| What is being asked |
Repeat exactly what appears from the opening line of the listing to the line with "import * as", inclusive.

| Dataset content |
►

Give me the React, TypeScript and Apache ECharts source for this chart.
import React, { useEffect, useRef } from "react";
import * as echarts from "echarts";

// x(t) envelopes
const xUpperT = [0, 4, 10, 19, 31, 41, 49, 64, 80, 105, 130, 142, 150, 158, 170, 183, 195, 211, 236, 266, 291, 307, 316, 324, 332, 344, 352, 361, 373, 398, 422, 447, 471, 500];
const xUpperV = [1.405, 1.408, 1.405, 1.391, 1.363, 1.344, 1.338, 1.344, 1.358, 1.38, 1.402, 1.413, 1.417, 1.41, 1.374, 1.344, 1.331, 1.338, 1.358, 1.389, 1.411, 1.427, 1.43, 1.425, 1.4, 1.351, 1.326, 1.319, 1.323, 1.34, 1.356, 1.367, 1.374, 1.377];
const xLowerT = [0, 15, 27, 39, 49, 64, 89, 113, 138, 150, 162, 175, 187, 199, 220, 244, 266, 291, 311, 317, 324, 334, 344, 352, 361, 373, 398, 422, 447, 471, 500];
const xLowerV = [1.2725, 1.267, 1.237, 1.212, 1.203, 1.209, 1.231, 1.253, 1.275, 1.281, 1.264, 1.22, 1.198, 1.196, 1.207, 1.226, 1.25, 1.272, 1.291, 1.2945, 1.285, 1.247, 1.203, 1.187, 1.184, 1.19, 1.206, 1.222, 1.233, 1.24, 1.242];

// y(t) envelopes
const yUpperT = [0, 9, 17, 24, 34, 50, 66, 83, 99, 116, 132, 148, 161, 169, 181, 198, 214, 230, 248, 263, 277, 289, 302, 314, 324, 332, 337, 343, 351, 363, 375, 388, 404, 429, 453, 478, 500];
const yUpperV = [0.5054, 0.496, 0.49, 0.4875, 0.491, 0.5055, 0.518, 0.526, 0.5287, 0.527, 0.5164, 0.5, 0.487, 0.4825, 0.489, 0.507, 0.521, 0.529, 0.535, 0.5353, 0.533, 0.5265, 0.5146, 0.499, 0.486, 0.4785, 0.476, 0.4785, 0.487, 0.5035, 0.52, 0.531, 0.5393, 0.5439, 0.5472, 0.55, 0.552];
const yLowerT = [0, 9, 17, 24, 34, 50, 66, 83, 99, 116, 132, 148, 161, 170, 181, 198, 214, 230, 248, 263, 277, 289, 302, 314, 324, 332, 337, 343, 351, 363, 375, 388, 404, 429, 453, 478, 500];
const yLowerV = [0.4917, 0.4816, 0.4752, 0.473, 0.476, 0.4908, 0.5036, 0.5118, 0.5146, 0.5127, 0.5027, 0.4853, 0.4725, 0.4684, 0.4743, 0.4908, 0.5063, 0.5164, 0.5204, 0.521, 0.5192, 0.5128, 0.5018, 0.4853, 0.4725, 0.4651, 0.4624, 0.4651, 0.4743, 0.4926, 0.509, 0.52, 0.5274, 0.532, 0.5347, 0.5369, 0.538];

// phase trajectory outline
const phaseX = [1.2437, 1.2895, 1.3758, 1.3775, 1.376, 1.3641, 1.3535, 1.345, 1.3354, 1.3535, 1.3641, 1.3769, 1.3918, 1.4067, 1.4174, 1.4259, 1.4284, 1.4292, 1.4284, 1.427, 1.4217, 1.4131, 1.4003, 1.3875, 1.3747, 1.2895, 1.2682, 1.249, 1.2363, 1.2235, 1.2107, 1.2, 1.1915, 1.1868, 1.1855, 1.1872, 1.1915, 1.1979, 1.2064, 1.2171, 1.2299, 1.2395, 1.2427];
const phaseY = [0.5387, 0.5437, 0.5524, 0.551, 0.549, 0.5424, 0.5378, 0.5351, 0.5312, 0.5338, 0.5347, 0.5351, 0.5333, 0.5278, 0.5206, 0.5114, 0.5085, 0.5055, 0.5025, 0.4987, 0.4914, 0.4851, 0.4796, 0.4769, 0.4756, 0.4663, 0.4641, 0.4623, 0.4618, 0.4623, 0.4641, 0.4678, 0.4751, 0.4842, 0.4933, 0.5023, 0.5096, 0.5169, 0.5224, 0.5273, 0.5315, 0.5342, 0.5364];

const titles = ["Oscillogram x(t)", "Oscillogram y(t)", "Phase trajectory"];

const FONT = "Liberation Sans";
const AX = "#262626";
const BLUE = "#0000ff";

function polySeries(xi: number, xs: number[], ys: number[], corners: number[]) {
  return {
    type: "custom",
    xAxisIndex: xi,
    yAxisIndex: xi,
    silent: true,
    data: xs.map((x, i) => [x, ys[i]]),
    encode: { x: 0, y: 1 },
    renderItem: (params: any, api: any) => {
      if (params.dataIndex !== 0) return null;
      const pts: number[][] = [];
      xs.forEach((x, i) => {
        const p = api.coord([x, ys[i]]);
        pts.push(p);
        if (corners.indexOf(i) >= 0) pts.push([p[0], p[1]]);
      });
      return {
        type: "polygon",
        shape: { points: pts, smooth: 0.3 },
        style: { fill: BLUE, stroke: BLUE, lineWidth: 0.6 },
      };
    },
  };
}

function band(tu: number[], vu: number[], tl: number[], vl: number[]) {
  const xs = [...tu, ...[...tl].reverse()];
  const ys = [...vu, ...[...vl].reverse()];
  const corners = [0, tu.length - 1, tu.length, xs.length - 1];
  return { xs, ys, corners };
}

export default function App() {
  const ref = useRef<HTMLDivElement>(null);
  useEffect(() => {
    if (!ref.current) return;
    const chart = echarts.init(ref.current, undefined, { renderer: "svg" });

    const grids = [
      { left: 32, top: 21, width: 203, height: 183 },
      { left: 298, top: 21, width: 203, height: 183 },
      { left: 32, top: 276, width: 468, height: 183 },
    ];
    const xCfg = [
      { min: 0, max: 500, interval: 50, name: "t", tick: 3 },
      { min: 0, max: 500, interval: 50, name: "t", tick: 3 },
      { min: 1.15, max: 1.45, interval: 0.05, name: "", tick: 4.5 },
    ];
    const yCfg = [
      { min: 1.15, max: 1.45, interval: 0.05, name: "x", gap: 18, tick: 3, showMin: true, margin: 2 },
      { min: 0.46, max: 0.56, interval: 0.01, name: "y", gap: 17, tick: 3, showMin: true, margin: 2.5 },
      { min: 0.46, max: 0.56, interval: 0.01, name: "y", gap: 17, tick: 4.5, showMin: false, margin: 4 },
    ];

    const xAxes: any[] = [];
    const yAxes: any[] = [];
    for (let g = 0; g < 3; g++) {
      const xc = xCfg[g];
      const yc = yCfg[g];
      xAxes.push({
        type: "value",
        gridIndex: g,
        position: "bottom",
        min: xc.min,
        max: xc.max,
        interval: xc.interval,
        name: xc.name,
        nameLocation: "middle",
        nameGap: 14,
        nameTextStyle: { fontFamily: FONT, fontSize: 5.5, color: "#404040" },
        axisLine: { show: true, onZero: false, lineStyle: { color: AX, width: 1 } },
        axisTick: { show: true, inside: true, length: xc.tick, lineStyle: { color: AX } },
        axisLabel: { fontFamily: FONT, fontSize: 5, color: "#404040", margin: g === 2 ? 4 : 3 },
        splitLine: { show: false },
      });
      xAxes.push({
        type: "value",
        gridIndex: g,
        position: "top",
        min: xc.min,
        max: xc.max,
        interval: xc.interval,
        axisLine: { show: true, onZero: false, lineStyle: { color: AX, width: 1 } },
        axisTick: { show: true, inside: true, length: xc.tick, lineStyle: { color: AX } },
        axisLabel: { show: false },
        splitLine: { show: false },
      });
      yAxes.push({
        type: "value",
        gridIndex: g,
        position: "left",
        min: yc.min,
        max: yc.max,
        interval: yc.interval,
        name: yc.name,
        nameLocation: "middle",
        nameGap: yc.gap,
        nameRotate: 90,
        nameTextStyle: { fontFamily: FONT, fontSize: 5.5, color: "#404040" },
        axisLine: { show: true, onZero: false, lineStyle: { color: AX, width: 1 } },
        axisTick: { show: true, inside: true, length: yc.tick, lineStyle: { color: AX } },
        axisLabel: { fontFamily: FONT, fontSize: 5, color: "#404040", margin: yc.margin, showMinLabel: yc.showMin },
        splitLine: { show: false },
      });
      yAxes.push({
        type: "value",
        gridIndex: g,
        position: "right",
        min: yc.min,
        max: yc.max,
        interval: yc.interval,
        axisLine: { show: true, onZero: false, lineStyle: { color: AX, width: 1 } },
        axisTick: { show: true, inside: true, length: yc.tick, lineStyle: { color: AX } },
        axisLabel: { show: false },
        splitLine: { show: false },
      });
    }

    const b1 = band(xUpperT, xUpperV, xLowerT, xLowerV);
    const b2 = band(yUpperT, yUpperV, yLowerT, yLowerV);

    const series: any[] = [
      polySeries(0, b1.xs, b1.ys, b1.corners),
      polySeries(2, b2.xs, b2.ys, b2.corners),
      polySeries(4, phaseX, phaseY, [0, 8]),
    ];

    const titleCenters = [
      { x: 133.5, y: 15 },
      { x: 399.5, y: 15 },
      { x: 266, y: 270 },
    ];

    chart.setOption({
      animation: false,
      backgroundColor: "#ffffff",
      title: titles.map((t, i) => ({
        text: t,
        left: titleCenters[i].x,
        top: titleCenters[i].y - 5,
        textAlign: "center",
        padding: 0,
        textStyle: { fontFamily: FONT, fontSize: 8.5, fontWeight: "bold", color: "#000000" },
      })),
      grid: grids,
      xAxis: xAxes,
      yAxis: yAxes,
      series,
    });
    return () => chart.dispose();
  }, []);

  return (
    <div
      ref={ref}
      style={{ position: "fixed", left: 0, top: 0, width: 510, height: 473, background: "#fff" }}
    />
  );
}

◄

| Response to the task |
Give me the React, TypeScript and Apache ECharts source for this chart.
import React, { useEffect, useRef } from "react";
import * as echarts from "echarts";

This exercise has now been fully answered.